Monday, 18 May 2020

There was a pretty mare's tail sky over the park.

Traditionally these streaks of high cirrus cloud are a sign of coming wind:
Mackerel skies and mare's tails
Make tall ships carry low sails.
Two male Reed Warblers sang on the Long Water, as well as the ones in the Diana fountain reed bed.

Behind the Lido, two Blackbirds with territories either side of the path exchanged phrases of song.

One of the Mistle Thrushes nesting near the Serpentine gallery hopped around in the grass.

The Blue Tit nesting in the tall lamp post in the Rose Garden is looking very tatty after the demanding job of feeding the chicks. Thanks to Jon Spoard for this picture.

The Little Owl near the Henry Moore sculpture was in her favourite alder tree.

A pair of Great Crested Grebes under the willow near the bridge are making a nest. -- or at least, they are throwing together a sloppy mess that might grow into a nest some time.

The Coots' nest in the pedalo now has eggs in it. You can't see them from the shore, but the parent was turning them over.
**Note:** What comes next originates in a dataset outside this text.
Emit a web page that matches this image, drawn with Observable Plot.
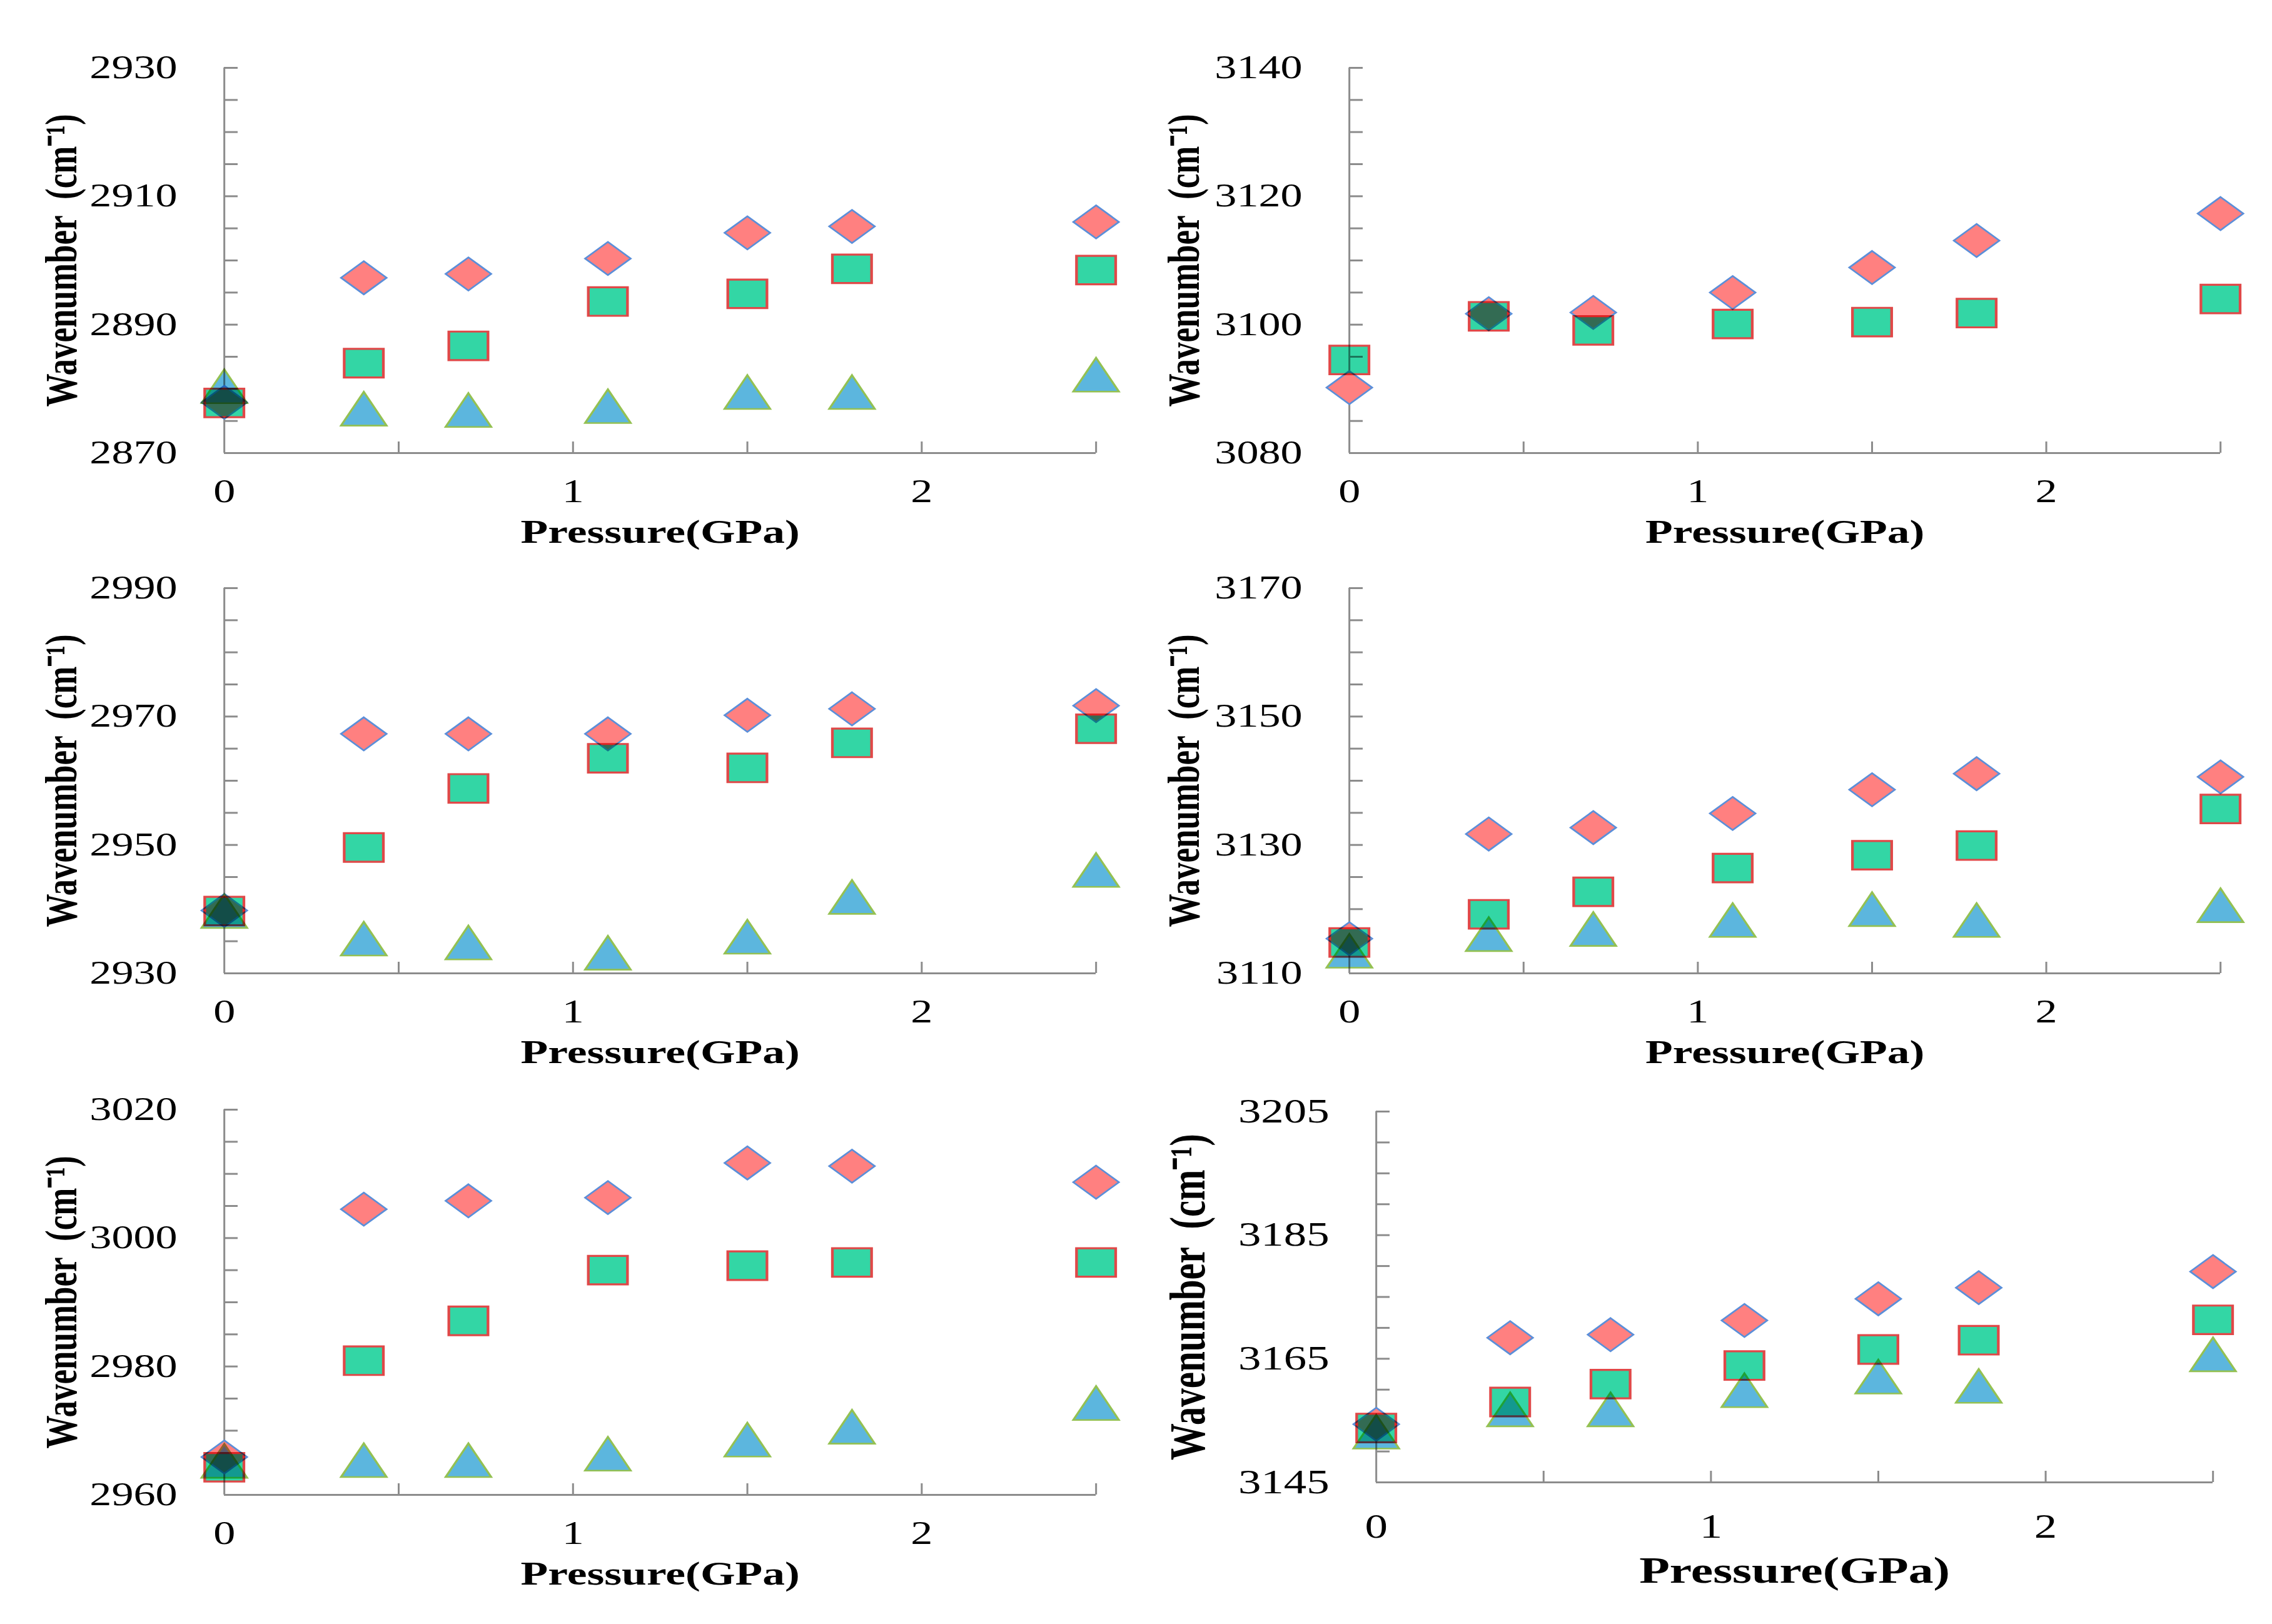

So was the Mute Swan nesting near the Lido.

The six older Egyptian goslings on the Serpentine were at the outflow. They are growing fast now.

One of the five smaller goslings looked for insects and larvae along the edge.

The gang of five Red-Crested Pochards on the Serpentine were having a wash.

Two Buff-Tailed Bumblebees worked over an allium in the Rose Garden.

These big round flower heads are very attractive to insects. Here is a fine picture by Mark Williams of a Peacock butterfly in the Flower Walk.


  1. I actually read a while ago that a physicist from an American university went to the trouble of proving, to anyone's satisfaction, that a bumblebee does indeed have the physical capability of flying.

    I could have sworn that we knew that already, from seeing it with our own eyes!

    Poor Blue Tit. It is indeed looking very much the worse for wear.

    1. Bumblebee flight is all about producing vortices. Descartes was right.